Old story, "no it's not java" or "ECMAwhat?"
We get a new rev, add a name change update; let's call it something cool, oh, say ruby++ ?
you should be able to code in straight javascript in all browsers the same. obviously, you can't do that now. but that doesn't justify the existence of libraries, it just means they are temporary bandaids that should go away with the implementation of the next javascript (crossing fingers)
intellectual property law is philosophically incoherent. it is your moral duty to ignore it or sabotage it
How are thee irrelevant, inflammatory and offtopic? Let me count the ways...

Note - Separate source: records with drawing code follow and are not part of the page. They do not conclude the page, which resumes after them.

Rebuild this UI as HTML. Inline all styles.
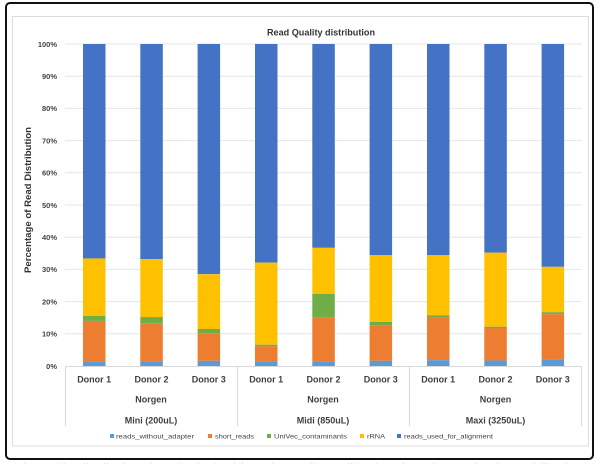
<!DOCTYPE html>
<html><head><meta charset="utf-8"><style>
html,body{margin:0;padding:0;background:#fff;}
svg{display:block;}
text{font-family:"Liberation Sans",sans-serif;}
</style></head><body>
<svg width="600" height="464" viewBox="0 0 600 464" xmlns="http://www.w3.org/2000/svg">
<rect x="0" y="0" width="600" height="464" fill="#fff"/>
<!-- outer frame -->
<rect x="6" y="3" width="587" height="456" rx="4" fill="#fff" stroke="#111" stroke-width="2"/>
<!-- inner chart border -->
<rect x="12.5" y="16.5" width="576" height="429.5" fill="#fff" stroke="#dcdcdc" stroke-width="1"/>
<!-- title -->
<text x="321" y="35.5" font-size="9.5" font-weight="bold" text-anchor="middle" fill="#333" textLength="108" lengthAdjust="spacingAndGlyphs">Read Quality distribution</text>
<!-- gridlines -->
<g stroke="#e6e6e6" stroke-width="1">
<line x1="65" x2="582" y1="44" y2="44"/>
<line x1="65" x2="582" y1="76.2" y2="76.2"/>
<line x1="65" x2="582" y1="108.4" y2="108.4"/>
<line x1="65" x2="582" y1="140.6" y2="140.6"/>
<line x1="65" x2="582" y1="172.8" y2="172.8"/>
<line x1="65" x2="582" y1="205" y2="205"/>
<line x1="65" x2="582" y1="237.2" y2="237.2"/>
<line x1="65" x2="582" y1="269.4" y2="269.4"/>
<line x1="65" x2="582" y1="301.6" y2="301.6"/>
<line x1="65" x2="582" y1="333.8" y2="333.8"/>
</g>
<!-- y tick labels -->
<g font-size="7.5" font-weight="bold" fill="#444" text-anchor="end">
<text x="57" y="46.8">100%</text>
<text x="57" y="79">90%</text>
<text x="57" y="111.2">80%</text>
<text x="57" y="143.4">70%</text>
<text x="57" y="175.6">60%</text>
<text x="57" y="207.8">50%</text>
<text x="57" y="240">40%</text>
<text x="57" y="272.2">30%</text>
<text x="57" y="304.4">20%</text>
<text x="57" y="336.6">10%</text>
<text x="57" y="368.8">0%</text>
</g>
<!-- y axis title -->
<text transform="translate(31,200) rotate(-90)" font-size="9" font-weight="bold" fill="#333" text-anchor="middle" textLength="146" lengthAdjust="spacingAndGlyphs">Percentage of Read Distribution</text>
<!-- bars -->
<g>
<!-- bar1 -->
<rect x="83" y="44" width="22.5" height="214.45" fill="#4472C4"/>
<rect x="83" y="258.45" width="22.5" height="57.32" fill="#FFC000"/>
<rect x="83" y="315.77" width="22.5" height="5.15" fill="#70AD47"/>
<rect x="83" y="320.92" width="22.5" height="40.25" fill="#ED7D31"/>
<rect x="83" y="361.17" width="22.5" height="4.83" fill="#5B9BD5"/>
<!-- bar2 -->
<rect x="140.3" y="44" width="22.5" height="215.1" fill="#4472C4"/>
<rect x="140.3" y="259.1" width="22.5" height="57.96" fill="#FFC000"/>
<rect x="140.3" y="317.06" width="22.5" height="6.11" fill="#70AD47"/>
<rect x="140.3" y="323.17" width="22.5" height="38" fill="#ED7D31"/>
<rect x="140.3" y="361.17" width="22.5" height="4.83" fill="#5B9BD5"/>
<!-- bar3 -->
<rect x="197.6" y="44" width="22.5" height="230.23" fill="#4472C4"/>
<rect x="197.6" y="274.23" width="22.5" height="54.74" fill="#FFC000"/>
<rect x="197.6" y="328.97" width="22.5" height="4.19" fill="#70AD47"/>
<rect x="197.6" y="333.16" width="22.5" height="27.69" fill="#ED7D31"/>
<rect x="197.6" y="360.85" width="22.5" height="5.15" fill="#5B9BD5"/>
<!-- bar4 -->
<rect x="255" y="44" width="22.5" height="218.64" fill="#4472C4"/>
<rect x="255" y="262.64" width="22.5" height="82.11" fill="#FFC000"/>
<rect x="255" y="344.75" width="22.5" height="1.61" fill="#70AD47"/>
<rect x="255" y="346.36" width="22.5" height="14.81" fill="#ED7D31"/>
<rect x="255" y="361.17" width="22.5" height="4.83" fill="#5B9BD5"/>
<!-- bar5 -->
<rect x="312.3" y="44" width="22.5" height="203.83" fill="#4472C4"/>
<rect x="312.3" y="247.83" width="22.5" height="46.04" fill="#FFC000"/>
<rect x="312.3" y="293.87" width="22.5" height="23.83" fill="#70AD47"/>
<rect x="312.3" y="317.7" width="22.5" height="43.47" fill="#ED7D31"/>
<rect x="312.3" y="361.17" width="22.5" height="4.83" fill="#5B9BD5"/>
<!-- bar6 -->
<rect x="369.6" y="44" width="22.5" height="211.23" fill="#4472C4"/>
<rect x="369.6" y="255.23" width="22.5" height="66.66" fill="#FFC000"/>
<rect x="369.6" y="321.89" width="22.5" height="3.86" fill="#70AD47"/>
<rect x="369.6" y="325.75" width="22.5" height="35.1" fill="#ED7D31"/>
<rect x="369.6" y="360.85" width="22.5" height="5.15" fill="#5B9BD5"/>
<!-- bar7 -->
<rect x="427" y="44" width="22.5" height="211.23" fill="#4472C4"/>
<rect x="427" y="255.23" width="22.5" height="60.22" fill="#FFC000"/>
<rect x="427" y="315.45" width="22.5" height="1.61" fill="#70AD47"/>
<rect x="427" y="317.06" width="22.5" height="43.14" fill="#ED7D31"/>
<rect x="427" y="360.2" width="22.5" height="5.8" fill="#5B9BD5"/>
<!-- bar8 -->
<rect x="484.3" y="44" width="22.5" height="208.66" fill="#4472C4"/>
<rect x="484.3" y="252.66" width="22.5" height="74.06" fill="#FFC000"/>
<rect x="484.3" y="326.72" width="22.5" height="1.28" fill="#70AD47"/>
<rect x="484.3" y="328" width="22.5" height="32.53" fill="#ED7D31"/>
<rect x="484.3" y="360.53" width="22.5" height="5.47" fill="#5B9BD5"/>
<!-- bar9 -->
<rect x="541.6" y="44" width="22.5" height="222.82" fill="#4472C4"/>
<rect x="541.6" y="266.82" width="22.5" height="45.41" fill="#FFC000"/>
<rect x="541.6" y="312.23" width="22.5" height="1.93" fill="#70AD47"/>
<rect x="541.6" y="314.16" width="22.5" height="45.08" fill="#ED7D31"/>
<rect x="541.6" y="359.24" width="22.5" height="6.76" fill="#5B9BD5"/>
</g>
<!-- axis line and category separators -->
<g stroke="#d9d9d9" stroke-width="1">
<line x1="65" x2="582" y1="366.5" y2="366.5"/>
<line x1="65.5" x2="65.5" y1="366" y2="426"/>
<line x1="237.5" x2="237.5" y1="366" y2="426"/>
<line x1="409.5" x2="409.5" y1="366" y2="426"/>
<line x1="581.5" x2="581.5" y1="366" y2="426"/>
</g>
<!-- category labels -->
<g font-size="9" font-weight="bold" fill="#404040" text-anchor="middle">
<text x="94.2" y="382.5">Donor 1</text>
<text x="151.5" y="382.5">Donor 2</text>
<text x="208.8" y="382.5">Donor 3</text>
<text x="266.2" y="382.5">Donor 1</text>
<text x="323.5" y="382.5">Donor 2</text>
<text x="380.8" y="382.5">Donor 3</text>
<text x="438.2" y="382.5">Donor 1</text>
<text x="495.5" y="382.5">Donor 2</text>
<text x="552.8" y="382.5">Donor 3</text>
<text x="151" y="402.5">Norgen</text>
<text x="323" y="402.5">Norgen</text>
<text x="495.5" y="402.5">Norgen</text>
<text x="151" y="423.5">Mini (200uL)</text>
<text x="323" y="423.5">Midi (850uL)</text>
<text x="495.5" y="423.5">Maxi (3250uL)</text>
</g>
<!-- legend -->
<g font-size="6.8" fill="#444">
<rect x="110" y="434" width="4" height="4" fill="#5B9BD5"/>
<text x="116" y="438.6" textLength="78" lengthAdjust="spacingAndGlyphs">reads_without_adapter</text>
<rect x="208" y="434" width="4" height="4" fill="#ED7D31"/>
<text x="215" y="438.6" textLength="39" lengthAdjust="spacingAndGlyphs">short_reads</text>
<rect x="267" y="434" width="4" height="4" fill="#70AD47"/>
<text x="274" y="438.6" textLength="73" lengthAdjust="spacingAndGlyphs">UniVec_contaminants</text>
<rect x="360" y="434" width="4" height="4" fill="#FFC000"/>
<text x="367" y="438.6" textLength="18" lengthAdjust="spacingAndGlyphs">rRNA</text>
<rect x="397" y="434" width="4" height="4" fill="#4472C4"/>
<text x="404" y="438.6" textLength="89" lengthAdjust="spacingAndGlyphs">reads_used_for_alignment</text>
</g>
<!-- cut-off caption fragments -->
<text x="20" y="471" font-size="10" fill="#bbb" textLength="560" lengthAdjust="spacing">the quality distribution of reads obtained from the small RNA libraries after adapter trimming and filtering</text>
</svg>
</body></html>
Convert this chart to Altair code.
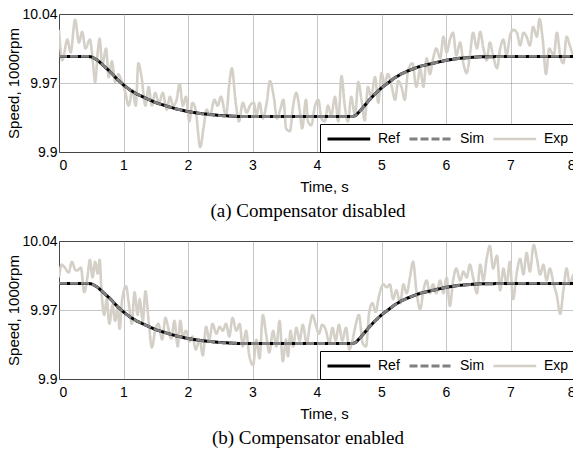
import altair as alt
import pandas as pd

# ---- data ----
ref_t = [0.0, 0.45, 0.5, 0.55, 0.6, 0.65, 0.7, 0.75, 0.8, 0.9, 1.0, 1.1, 1.2, 1.3, 1.4, 1.5, 1.6,
         1.8, 2.0, 2.2, 2.5, 2.8, 3.2, 4.55, 4.6, 4.7, 4.8, 4.9, 5.0, 5.1, 5.2, 5.3, 5.4, 5.6,
         5.8, 6.0, 6.2, 6.5, 7.0, 8.0]
ref_v = [9.997, 9.997, 9.9965, 9.995, 9.993, 9.990, 9.987, 9.984, 9.981, 9.974, 9.968, 9.963,
         9.959, 9.956, 9.953, 9.950, 9.948, 9.944, 9.941, 9.939, 9.937, 9.936, 9.936, 9.936,
         9.937, 9.944, 9.952, 9.959, 9.965, 9.970, 9.975, 9.979, 9.982, 9.987, 9.990, 9.993,
         9.995, 9.9965, 9.997, 9.997]
sim_t = ref_t
sim_v = ref_v

exp_a = [(0.00, 10.024), (0.05, 9.993), (0.13, 10.014), (0.18, 10.001), (0.25, 10.034), (0.31, 10.011),
         (0.36, 10.022), (0.41, 10.005), (0.48, 10.014), (0.52, 9.995), (0.56, 9.971), (0.60, 10.001),
         (0.63, 10.015), (0.67, 9.988), (0.73, 10.005), (0.77, 9.976), (0.82, 9.992), (0.87, 9.971),
         (0.92, 9.979), (0.97, 9.972), (1.03, 9.960), (1.08, 9.947), (1.14, 9.963), (1.19, 9.947),
         (1.23, 9.990), (1.28, 9.976), (1.34, 9.947), (1.39, 9.966), (1.44, 9.947), (1.49, 9.960),
         (1.55, 9.950), (1.61, 9.960), (1.67, 9.943), (1.72, 9.956), (1.77, 9.947), (1.82, 9.952),
         (1.87, 9.969), (1.92, 9.947), (1.97, 9.956), (2.02, 9.931), (2.07, 9.950), (2.12, 9.942),
         (2.19, 9.905), (2.24, 9.924), (2.29, 9.943), (2.34, 9.937), (2.41, 9.953), (2.46, 9.947),
         (2.51, 9.956), (2.59, 9.937), (2.64, 9.969), (2.68, 9.985), (2.74, 9.950), (2.79, 9.931),
         (2.85, 9.950), (2.91, 9.940), (2.96, 9.947), (3.02, 9.950), (3.06, 9.937), (3.11, 9.950),
         (3.16, 9.934), (3.22, 9.950), (3.27, 9.972), (3.33, 9.956), (3.38, 9.934), (3.43, 9.943),
         (3.48, 9.953), (3.52, 9.924), (3.58, 9.921), (3.63, 9.947), (3.68, 9.960), (3.73, 9.943),
         (3.77, 9.924), (3.83, 9.953), (3.86, 9.931), (3.91, 9.927), (3.97, 9.947), (4.02, 9.953),
         (4.07, 9.934), (4.12, 9.931), (4.17, 9.947), (4.22, 9.937), (4.28, 9.956), (4.33, 9.931),
         (4.38, 9.977), (4.43, 9.947), (4.48, 9.931), (4.53, 9.956), (4.59, 9.937), (4.64, 9.971),
         (4.69, 9.953), (4.74, 9.932), (4.79, 9.966), (4.84, 9.956), (4.90, 9.976), (4.95, 9.950),
         (5.00, 9.980), (5.05, 9.969), (5.10, 9.979), (5.16, 9.966), (5.21, 9.953), (5.26, 9.972),
         (5.31, 9.966), (5.36, 9.953), (5.41, 9.982), (5.48, 9.990), (5.54, 9.966), (5.60, 9.984),
         (5.65, 9.966), (5.70, 9.995), (5.75, 9.979), (5.80, 9.995), (5.85, 10.005), (5.91, 9.995),
         (5.96, 10.017), (6.01, 10.001), (6.06, 10.014), (6.11, 10.021), (6.16, 9.998), (6.22, 10.011),
         (6.27, 9.990), (6.32, 9.980), (6.37, 9.998), (6.42, 10.021), (6.48, 10.005), (6.53, 10.022),
         (6.58, 10.005), (6.63, 9.993), (6.68, 10.011), (6.73, 9.998), (6.79, 9.985), (6.84, 10.005),
         (6.89, 10.014), (6.94, 9.998), (6.99, 10.017), (7.04, 10.024), (7.10, 10.021), (7.15, 10.008),
         (7.20, 10.021), (7.25, 10.017), (7.30, 10.008), (7.35, 10.027), (7.41, 10.017), (7.45, 10.035),
         (7.50, 10.014), (7.55, 9.979), (7.60, 10.005), (7.67, 9.998), (7.72, 10.021), (7.77, 9.998),
         (7.82, 9.990), (7.87, 10.017), (7.92, 10.008), (7.98, 9.998), (8.00, 10.001)]

exp_b = [(0.00, 10.003), (0.04, 10.016), (0.09, 10.013), (0.15, 10.008), (0.20, 10.019), (0.25, 10.011),
         (0.28, 10.010), (0.34, 10.013), (0.39, 9.988), (0.44, 10.003), (0.48, 10.021), (0.52, 10.003),
         (0.56, 10.019), (0.60, 10.007), (0.63, 10.021), (0.66, 9.988), (0.70, 9.965), (0.74, 9.981),
         (0.78, 9.956), (0.83, 9.975), (0.87, 9.959), (0.91, 9.972), (0.94, 9.951), (0.98, 9.981),
         (1.04, 9.994), (1.08, 9.978), (1.13, 9.956), (1.17, 9.988), (1.22, 9.965), (1.25, 9.981),
         (1.30, 9.959), (1.34, 9.989), (1.39, 9.959), (1.44, 9.932), (1.49, 9.949), (1.54, 9.956),
         (1.60, 9.940), (1.65, 9.962), (1.68, 9.956), (1.74, 9.941), (1.79, 9.959), (1.84, 9.933),
         (1.88, 9.959), (1.92, 9.943), (1.97, 9.949), (2.02, 9.938), (2.07, 9.943), (2.12, 9.930),
         (2.18, 9.940), (2.23, 9.924), (2.28, 9.953), (2.33, 9.940), (2.38, 9.956), (2.44, 9.946),
         (2.49, 9.953), (2.54, 9.949), (2.59, 9.956), (2.64, 9.943), (2.69, 9.962), (2.75, 9.949),
         (2.80, 9.956), (2.85, 9.933), (2.90, 9.949), (2.95, 9.924), (3.01, 9.914), (3.06, 9.940),
         (3.11, 9.921), (3.16, 9.965), (3.21, 9.946), (3.26, 9.927), (3.32, 9.949), (3.37, 9.933),
         (3.42, 9.959), (3.47, 9.918), (3.52, 9.940), (3.55, 9.923), (3.59, 9.949), (3.63, 9.933),
         (3.68, 9.952), (3.73, 9.939), (3.78, 9.955), (3.84, 9.936), (3.89, 9.955), (3.93, 9.965),
         (3.98, 9.955), (4.03, 9.946), (4.08, 9.955), (4.14, 9.949), (4.19, 9.936), (4.24, 9.952),
         (4.29, 9.939), (4.34, 9.955), (4.39, 9.939), (4.45, 9.952), (4.50, 9.930), (4.55, 9.939),
         (4.60, 9.955), (4.65, 9.965), (4.71, 9.936), (4.76, 9.933), (4.81, 9.968), (4.86, 9.977),
         (4.91, 9.968), (4.96, 9.984), (5.03, 9.996), (5.08, 9.993), (5.13, 9.996), (5.18, 9.981),
         (5.23, 9.990), (5.29, 9.977), (5.34, 9.996), (5.39, 9.987), (5.44, 10.003), (5.49, 10.019),
         (5.54, 9.990), (5.60, 9.971), (5.65, 9.990), (5.70, 10.000), (5.75, 9.987), (5.80, 9.996),
         (5.85, 9.987), (5.91, 10.000), (5.96, 9.987), (6.01, 10.003), (6.06, 9.974), (6.11, 10.000),
         (6.16, 10.012), (6.22, 10.000), (6.27, 10.009), (6.32, 10.003), (6.37, 10.016), (6.42, 10.003),
         (6.48, 9.987), (6.53, 10.016), (6.58, 10.000), (6.63, 10.022), (6.68, 10.035), (6.73, 10.012),
         (6.79, 10.025), (6.84, 9.990), (6.89, 10.012), (6.94, 9.996), (6.99, 10.019), (7.04, 9.981),
         (7.10, 10.009), (7.15, 10.022), (7.20, 10.006), (7.25, 10.028), (7.30, 10.009), (7.36, 10.036),
         (7.41, 10.022), (7.46, 10.006), (7.51, 10.016), (7.56, 10.000), (7.61, 10.012), (7.67, 9.996),
         (7.72, 9.984), (7.77, 9.966), (7.82, 9.990), (7.87, 10.012), (7.92, 9.996), (7.98, 10.006),
         (8.00, 9.996)]

series_names = ["Ref", "Sim", "Exp"]
series_colors = ["#000000", "#808080", "#d4d0c8"]
series_dash = [[1, 0], [8, 3], [1, 0]]
series_width = [3, 2.6, 3.8]
x_ticks = [0, 1, 2, 3, 4, 5, 6, 7, 8]
y_ticks = [9.9, 9.97, 10.04]
captions = ["(a) Compensator disabled", "(b) Compensator enabled"]


def frame(exp):
    rows = []
    for t, v in zip(ref_t, ref_v):
        rows.append({"t": t, "v": v, "series": "Ref"})
    for t, v in zip(sim_t, sim_v):
        rows.append({"t": t, "v": v, "series": "Sim"})
    for t, v in exp:
        rows.append({"t": t, "v": v, "series": "Exp"})
    return pd.DataFrame(rows)


FONT = "Liberation Sans"
# long horizontal line used as legend key (drawn from the left edge of the symbol cell)
LEGEND_LINE = "M-1,0L4.7,0"
PLOT_W = 516


def panel(exp, caption):
    df = frame(exp)
    x = alt.X("t:Q", scale=alt.Scale(domain=[0, 8], nice=False),
              axis=alt.Axis(values=x_ticks, title="Time, s", titleX=PLOT_W / 2 + 7, labelPadding=6,
                            titlePadding=7, format="d"))
    y = alt.Y("v:Q", scale=alt.Scale(domain=[9.9, 10.04], nice=False, zero=False),
              axis=alt.Axis(values=y_ticks, title="Speed, 1000rpm", format=".2~f",
                            labelPadding=2, titlePadding=0))
    color = alt.Color("series:N", scale=alt.Scale(domain=series_names, range=series_colors),
                      legend=alt.Legend(title=None, orient="bottom-right", direction="horizontal",
                                        offset=0, fillColor="white", strokeColor="black",
                                        padding=6, symbolType=LEGEND_LINE, symbolSize=225,
                                        labelFontSize=14, labelFont=FONT, labelOffset=34,
                                        columnPadding=3, labelColor="black"))
    dash = alt.StrokeDash("series:N", scale=alt.Scale(domain=series_names, range=series_dash),
                          legend=alt.Legend(title=None))
    width = alt.StrokeWidth("series:N", scale=alt.Scale(domain=series_names, range=series_width),
                            legend=alt.Legend(title=None))
    layers = []
    for s in ["Exp", "Ref", "Sim"]:
        interp = "monotone" if s == "Exp" else "linear"
        layers.append(
            alt.Chart(df).transform_filter(alt.datum.series == s)
            .mark_line(clip=True, strokeCap="butt", interpolate=interp)
            .encode(x=x, y=y, color=color, strokeDash=dash, strokeWidth=width, order="t:Q")
        )
    return alt.layer(*layers).properties(
        width=PLOT_W, height=138,
        title=alt.TitleParams(caption, orient="bottom", font="Liberation Serif", fontSize=19,
                              fontWeight="normal", color="black", anchor="middle",
                              frame="group", dx=-9, offset=8),
    )


chart = alt.vconcat(panel(exp_a, captions[0]), panel(exp_b, captions[1]), spacing=11).resolve_scale(
    color="independent", strokeDash="independent", strokeWidth="independent"
).resolve_legend(color="independent", strokeDash="independent", strokeWidth="independent").properties(
    padding={"left": -2, "top": -2, "right": -3, "bottom": 0}, background="white"
).configure_view(stroke="black", strokeWidth=1).configure_axis(
    labelFont=FONT, labelFontSize=14, labelColor="black", titleFont=FONT, titleFontSize=15,
    titleFontWeight="normal", titleColor="black", ticks=False, domain=False, grid=True,
    gridColor="#8c8c8c", gridDash=[1, 1], gridWidth=1
)

chart.save("out.html", embed_options={"renderer": "svg", "actions": False})
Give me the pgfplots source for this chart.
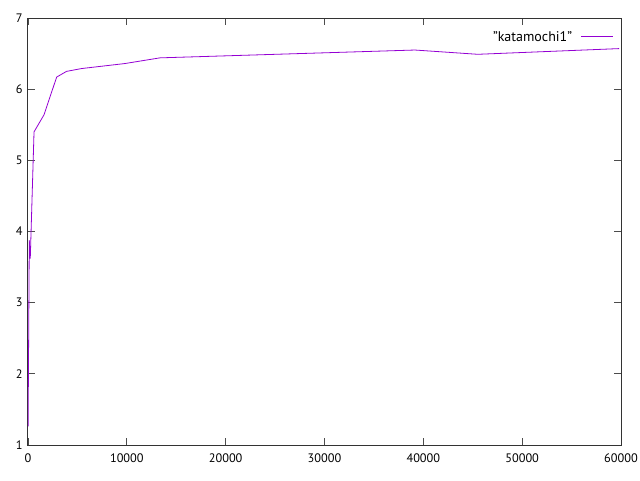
\documentclass[border=0pt]{standalone}
\usepackage{pgfplots}
\pgfplotsset{compat=1.18}
\usepackage{fontspec}
\setmainfont{PT Sans}
\definecolor{gpurple}{HTML}{9400D3}
\begin{document}
\begin{tikzpicture}[x=1pt,y=1pt]
\useasboundingbox (0,0) rectangle (640,480);
\begin{axis}[
  at={(28pt,35pt)}, anchor=south west,
  scale only axis, width=593pt, height=427pt,
  xmin=0, xmax=60000, ymin=1, ymax=7,
  xtick={0,10000,...,60000}, ytick={1,2,...,7},
  scaled x ticks=false,
  xticklabel style={/pgf/number format/1000 sep={}},
  /pgf/number format/assume math mode=true,
  tick align=inside, major tick length=7pt,
  axis line style={black!80, line width=1pt},
  every tick/.style={black!70, line width=0.8pt},
  tick label style={font=\fontsize{12.3}{14}\selectfont, black},
  xticklabel shift=5pt, yticklabel shift=2pt,
  legend style={draw=white, fill=none, at={(0.988,0.974)}, anchor=north east,
    font=\fontsize{14}{16}\selectfont, inner sep=0pt, outer sep=0pt},
  legend cell align=right, legend plot pos=right,
  legend image code/.code={\path (0pt,0pt); \draw[draw=gpurple, line width=0.8pt] (7pt,0pt) -- (39pt,0pt);},
]
\addplot[gpurple, line width=0.8pt] coordinates {
 (10,1.26) (130,3.88) (230,3.62) (610,5.40) (1620,5.64) (2900,6.17) (3900,6.25) (5430,6.29) (9800,6.36) (13350,6.44) (39150,6.55) (45500,6.49) (59800,6.57)
};
\addlegendentry{\char34 katamochi1\char34}
\end{axis}
\end{tikzpicture}
\end{document}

Seriously, what the eff does this have to do with the new release of JS? Pointing out that there was a bit of a struggle between Eich/Mozilla and Microsoft about the new additions to the language would at least have been on topic, but this?
Seriously, get out of the basement, wash and stop the useless bashing. There's such a lot of useful bashing to be done...
"I think it would be a good idea!"
Gandhi, about Internet Security
The names and version numbers are really confusing. The following is my understanding, which may be wrong -- if so, please correct me.
ecmascript 4==javascript 2==actionscript 3 ... If I'm understanding correctly, this was overambitious, turned out to be a dead end, won't happen.
ecmascript 3.1==ECMAScript, Fifth Edition ... This seems to be the more modest thing that they backed off and got a consensus for instead.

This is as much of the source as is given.